Work to do. Set down the lines from the one containing "Reproduce this chart with matplotlib." to the one containing "import MultipleLocator, FormatStrFormatter", both lines included, exactly as they stand and with no other lines.

Source code of charts:
==============================
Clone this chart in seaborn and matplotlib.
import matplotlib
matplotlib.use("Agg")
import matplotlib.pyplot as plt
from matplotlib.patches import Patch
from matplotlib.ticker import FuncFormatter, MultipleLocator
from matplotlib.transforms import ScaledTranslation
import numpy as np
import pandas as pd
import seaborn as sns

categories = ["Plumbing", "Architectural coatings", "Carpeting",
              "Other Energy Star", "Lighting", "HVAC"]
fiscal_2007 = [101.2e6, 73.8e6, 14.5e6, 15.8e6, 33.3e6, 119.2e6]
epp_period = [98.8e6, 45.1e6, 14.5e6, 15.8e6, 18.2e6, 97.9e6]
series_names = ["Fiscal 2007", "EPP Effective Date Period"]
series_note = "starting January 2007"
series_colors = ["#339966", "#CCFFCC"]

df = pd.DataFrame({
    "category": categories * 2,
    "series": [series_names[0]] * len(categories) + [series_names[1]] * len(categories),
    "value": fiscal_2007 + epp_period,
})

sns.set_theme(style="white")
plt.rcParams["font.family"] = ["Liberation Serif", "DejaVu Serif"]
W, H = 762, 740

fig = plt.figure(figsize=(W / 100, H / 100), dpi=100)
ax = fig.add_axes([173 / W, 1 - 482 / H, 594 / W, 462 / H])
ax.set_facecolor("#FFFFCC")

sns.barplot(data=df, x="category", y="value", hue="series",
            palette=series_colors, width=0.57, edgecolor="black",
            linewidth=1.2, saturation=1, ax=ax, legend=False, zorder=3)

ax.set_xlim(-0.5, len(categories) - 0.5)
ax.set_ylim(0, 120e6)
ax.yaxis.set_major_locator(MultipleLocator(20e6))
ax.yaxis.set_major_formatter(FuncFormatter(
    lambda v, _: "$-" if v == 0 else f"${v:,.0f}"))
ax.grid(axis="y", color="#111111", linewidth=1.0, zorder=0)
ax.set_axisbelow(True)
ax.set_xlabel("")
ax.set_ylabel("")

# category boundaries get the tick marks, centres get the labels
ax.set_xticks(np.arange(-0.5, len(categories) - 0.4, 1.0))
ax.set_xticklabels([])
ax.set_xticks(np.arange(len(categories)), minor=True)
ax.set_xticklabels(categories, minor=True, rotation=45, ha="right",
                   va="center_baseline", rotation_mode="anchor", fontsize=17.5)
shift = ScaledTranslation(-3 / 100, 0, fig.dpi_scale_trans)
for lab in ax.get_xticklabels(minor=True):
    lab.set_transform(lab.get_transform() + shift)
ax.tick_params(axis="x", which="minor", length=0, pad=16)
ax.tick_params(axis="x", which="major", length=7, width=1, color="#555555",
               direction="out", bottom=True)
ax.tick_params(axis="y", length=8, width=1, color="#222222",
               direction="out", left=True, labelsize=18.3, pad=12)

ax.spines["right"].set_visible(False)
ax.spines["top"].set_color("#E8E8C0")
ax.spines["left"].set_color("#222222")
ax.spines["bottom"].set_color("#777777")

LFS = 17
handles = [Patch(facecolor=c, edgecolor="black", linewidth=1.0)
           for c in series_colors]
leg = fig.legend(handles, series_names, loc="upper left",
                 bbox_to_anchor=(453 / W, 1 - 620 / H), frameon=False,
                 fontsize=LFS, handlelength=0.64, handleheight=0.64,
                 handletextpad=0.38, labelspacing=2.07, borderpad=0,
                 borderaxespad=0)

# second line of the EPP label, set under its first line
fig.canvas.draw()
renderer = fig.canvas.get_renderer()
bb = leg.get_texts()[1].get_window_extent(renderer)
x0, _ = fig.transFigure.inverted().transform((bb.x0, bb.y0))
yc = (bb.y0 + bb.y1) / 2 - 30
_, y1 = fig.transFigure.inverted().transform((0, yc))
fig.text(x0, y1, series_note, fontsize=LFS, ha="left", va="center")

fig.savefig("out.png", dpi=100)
==============================
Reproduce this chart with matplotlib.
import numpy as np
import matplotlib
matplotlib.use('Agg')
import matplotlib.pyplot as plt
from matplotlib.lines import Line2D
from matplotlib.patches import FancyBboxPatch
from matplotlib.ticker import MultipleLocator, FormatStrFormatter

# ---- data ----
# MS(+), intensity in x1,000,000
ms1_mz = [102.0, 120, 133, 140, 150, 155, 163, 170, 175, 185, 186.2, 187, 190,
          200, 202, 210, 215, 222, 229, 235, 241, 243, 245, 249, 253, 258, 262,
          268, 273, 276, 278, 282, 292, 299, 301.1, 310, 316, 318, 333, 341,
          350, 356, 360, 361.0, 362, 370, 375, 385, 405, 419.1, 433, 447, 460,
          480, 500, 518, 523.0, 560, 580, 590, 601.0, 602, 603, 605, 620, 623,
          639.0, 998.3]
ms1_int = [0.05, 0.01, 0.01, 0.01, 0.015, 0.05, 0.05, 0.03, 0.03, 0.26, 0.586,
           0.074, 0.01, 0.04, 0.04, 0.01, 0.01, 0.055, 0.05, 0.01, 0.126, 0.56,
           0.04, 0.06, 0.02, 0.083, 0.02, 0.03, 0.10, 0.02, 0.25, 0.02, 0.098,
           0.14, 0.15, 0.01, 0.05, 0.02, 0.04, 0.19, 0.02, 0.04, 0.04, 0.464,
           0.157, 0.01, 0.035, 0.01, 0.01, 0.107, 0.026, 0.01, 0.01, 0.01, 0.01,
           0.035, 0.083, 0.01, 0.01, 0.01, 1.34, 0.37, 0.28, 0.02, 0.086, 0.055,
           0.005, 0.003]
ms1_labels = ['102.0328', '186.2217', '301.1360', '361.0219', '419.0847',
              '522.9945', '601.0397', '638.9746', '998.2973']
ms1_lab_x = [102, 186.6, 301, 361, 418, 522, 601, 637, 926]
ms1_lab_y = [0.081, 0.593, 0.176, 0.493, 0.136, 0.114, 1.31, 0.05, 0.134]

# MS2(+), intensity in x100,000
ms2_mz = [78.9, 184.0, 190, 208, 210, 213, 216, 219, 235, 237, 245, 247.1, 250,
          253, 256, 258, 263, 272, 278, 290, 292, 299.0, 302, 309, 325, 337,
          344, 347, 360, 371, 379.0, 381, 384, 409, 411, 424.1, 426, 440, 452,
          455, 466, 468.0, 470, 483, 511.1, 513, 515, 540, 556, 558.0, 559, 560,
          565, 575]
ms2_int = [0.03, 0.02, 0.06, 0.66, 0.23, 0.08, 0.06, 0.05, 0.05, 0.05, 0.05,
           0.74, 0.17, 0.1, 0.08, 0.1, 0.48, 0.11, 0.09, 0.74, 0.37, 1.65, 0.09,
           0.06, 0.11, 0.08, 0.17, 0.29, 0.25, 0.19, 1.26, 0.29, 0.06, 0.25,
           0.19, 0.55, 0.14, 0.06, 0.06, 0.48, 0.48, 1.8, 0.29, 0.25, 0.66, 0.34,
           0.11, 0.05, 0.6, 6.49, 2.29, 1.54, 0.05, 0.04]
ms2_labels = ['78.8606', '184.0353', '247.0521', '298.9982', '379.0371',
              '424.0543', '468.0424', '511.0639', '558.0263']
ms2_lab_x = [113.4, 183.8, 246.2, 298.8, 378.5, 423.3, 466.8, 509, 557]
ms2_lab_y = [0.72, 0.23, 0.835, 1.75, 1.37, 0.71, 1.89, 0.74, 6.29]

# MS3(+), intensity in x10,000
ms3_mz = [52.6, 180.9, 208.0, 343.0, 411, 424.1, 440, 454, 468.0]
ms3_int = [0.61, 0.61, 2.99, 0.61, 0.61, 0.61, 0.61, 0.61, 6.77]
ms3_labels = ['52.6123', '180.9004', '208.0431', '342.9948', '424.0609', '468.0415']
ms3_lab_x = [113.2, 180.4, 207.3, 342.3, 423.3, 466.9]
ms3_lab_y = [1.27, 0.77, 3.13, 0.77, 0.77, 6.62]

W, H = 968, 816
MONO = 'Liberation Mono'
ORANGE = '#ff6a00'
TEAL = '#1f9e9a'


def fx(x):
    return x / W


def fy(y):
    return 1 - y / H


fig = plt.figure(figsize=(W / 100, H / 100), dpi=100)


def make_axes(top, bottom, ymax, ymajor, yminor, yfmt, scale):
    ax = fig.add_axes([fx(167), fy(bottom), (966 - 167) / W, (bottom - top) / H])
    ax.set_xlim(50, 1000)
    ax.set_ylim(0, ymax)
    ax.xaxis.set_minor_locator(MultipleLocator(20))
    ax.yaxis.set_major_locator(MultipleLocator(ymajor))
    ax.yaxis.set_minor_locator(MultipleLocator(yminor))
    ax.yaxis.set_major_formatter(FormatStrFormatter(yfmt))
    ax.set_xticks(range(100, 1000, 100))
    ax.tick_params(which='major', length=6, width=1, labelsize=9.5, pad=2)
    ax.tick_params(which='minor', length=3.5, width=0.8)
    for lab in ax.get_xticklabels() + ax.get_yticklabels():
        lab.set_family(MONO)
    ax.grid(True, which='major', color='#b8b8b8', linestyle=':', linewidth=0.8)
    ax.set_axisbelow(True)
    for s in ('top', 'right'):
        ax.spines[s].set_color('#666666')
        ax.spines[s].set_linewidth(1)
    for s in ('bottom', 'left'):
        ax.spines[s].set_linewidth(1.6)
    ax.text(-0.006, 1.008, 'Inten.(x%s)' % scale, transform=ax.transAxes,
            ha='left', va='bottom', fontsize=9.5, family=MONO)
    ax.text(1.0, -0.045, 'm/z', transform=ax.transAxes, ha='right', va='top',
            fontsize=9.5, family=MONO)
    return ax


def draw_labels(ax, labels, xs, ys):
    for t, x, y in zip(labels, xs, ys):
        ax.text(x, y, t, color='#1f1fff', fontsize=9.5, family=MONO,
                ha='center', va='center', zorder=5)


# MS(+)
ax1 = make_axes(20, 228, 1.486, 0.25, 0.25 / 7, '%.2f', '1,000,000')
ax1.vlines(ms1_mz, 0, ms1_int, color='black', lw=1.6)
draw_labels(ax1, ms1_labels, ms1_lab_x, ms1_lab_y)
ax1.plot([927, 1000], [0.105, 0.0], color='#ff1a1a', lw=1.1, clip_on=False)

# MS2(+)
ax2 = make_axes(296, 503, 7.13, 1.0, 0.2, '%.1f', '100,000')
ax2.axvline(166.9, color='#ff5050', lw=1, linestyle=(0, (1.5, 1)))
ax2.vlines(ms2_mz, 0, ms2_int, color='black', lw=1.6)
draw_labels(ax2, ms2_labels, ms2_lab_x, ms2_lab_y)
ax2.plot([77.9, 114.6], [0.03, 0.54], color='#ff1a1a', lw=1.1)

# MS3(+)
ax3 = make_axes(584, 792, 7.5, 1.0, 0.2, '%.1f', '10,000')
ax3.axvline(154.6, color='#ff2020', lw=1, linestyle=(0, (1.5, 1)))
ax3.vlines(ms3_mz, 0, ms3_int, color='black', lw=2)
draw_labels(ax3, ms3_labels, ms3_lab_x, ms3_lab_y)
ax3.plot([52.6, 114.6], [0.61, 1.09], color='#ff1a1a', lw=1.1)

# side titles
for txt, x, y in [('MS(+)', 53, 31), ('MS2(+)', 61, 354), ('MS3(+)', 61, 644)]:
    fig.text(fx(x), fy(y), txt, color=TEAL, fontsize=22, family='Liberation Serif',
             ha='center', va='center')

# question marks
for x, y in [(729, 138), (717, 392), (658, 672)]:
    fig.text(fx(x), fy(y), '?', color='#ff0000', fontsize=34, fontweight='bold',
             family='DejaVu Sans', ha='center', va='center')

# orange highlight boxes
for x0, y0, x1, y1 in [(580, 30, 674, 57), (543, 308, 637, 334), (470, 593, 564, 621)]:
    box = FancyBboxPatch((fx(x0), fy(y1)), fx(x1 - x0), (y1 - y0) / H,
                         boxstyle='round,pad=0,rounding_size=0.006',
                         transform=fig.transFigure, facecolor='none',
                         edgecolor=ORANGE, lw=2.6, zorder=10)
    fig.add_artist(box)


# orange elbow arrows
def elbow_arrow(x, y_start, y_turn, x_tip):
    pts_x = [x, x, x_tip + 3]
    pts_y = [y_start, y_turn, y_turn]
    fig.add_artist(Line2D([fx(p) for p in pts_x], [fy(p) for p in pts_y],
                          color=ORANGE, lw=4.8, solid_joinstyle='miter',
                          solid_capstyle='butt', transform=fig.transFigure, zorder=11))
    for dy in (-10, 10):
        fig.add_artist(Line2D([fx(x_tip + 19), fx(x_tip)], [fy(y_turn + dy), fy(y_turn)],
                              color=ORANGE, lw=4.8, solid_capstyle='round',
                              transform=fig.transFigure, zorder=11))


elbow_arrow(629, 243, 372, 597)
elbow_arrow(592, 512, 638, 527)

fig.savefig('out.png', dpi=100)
==============================
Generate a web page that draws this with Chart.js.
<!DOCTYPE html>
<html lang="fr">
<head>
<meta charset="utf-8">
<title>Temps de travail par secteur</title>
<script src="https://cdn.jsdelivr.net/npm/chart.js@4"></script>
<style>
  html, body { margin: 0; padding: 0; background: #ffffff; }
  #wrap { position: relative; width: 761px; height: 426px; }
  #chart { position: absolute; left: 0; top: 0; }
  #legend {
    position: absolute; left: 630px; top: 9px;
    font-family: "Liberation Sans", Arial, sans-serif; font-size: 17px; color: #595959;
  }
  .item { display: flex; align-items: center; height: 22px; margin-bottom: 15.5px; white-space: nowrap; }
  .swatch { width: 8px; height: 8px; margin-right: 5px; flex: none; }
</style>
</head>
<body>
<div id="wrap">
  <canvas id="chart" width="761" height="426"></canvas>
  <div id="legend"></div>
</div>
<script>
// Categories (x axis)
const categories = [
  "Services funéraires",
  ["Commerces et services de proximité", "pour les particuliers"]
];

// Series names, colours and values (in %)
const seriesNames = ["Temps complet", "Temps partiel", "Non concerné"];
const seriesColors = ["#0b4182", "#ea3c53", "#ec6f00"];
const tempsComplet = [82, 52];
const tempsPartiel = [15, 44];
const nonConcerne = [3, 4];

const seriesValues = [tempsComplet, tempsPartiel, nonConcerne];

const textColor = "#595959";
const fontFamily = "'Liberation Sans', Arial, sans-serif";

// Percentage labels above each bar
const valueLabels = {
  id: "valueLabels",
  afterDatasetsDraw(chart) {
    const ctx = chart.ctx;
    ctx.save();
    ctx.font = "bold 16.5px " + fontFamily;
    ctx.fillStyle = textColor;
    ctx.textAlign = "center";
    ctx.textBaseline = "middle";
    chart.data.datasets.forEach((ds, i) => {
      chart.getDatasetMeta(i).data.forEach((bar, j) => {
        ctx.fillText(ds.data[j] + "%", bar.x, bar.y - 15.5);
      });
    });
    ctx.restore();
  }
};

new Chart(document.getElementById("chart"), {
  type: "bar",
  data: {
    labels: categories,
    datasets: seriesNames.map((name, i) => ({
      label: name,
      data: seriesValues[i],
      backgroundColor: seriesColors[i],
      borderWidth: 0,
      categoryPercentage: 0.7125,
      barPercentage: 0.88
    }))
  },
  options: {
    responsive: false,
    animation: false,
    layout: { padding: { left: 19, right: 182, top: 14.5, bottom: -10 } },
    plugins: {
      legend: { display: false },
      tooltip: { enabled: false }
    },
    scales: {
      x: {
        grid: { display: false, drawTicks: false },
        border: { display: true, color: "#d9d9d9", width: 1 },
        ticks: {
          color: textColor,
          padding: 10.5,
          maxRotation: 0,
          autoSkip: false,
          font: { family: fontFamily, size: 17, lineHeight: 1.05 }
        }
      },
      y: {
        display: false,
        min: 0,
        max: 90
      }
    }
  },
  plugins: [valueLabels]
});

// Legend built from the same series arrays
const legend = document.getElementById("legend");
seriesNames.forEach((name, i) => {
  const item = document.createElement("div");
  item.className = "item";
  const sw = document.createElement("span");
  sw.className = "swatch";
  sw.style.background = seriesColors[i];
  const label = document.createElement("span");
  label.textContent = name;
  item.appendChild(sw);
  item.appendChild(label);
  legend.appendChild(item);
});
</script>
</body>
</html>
==============================
Response below.
Reproduce this chart with matplotlib.
import numpy as np
import matplotlib
matplotlib.use('Agg')
import matplotlib.pyplot as plt
from matplotlib.lines import Line2D
from matplotlib.patches import FancyBboxPatch
from matplotlib.ticker import MultipleLocator, FormatStrFormatter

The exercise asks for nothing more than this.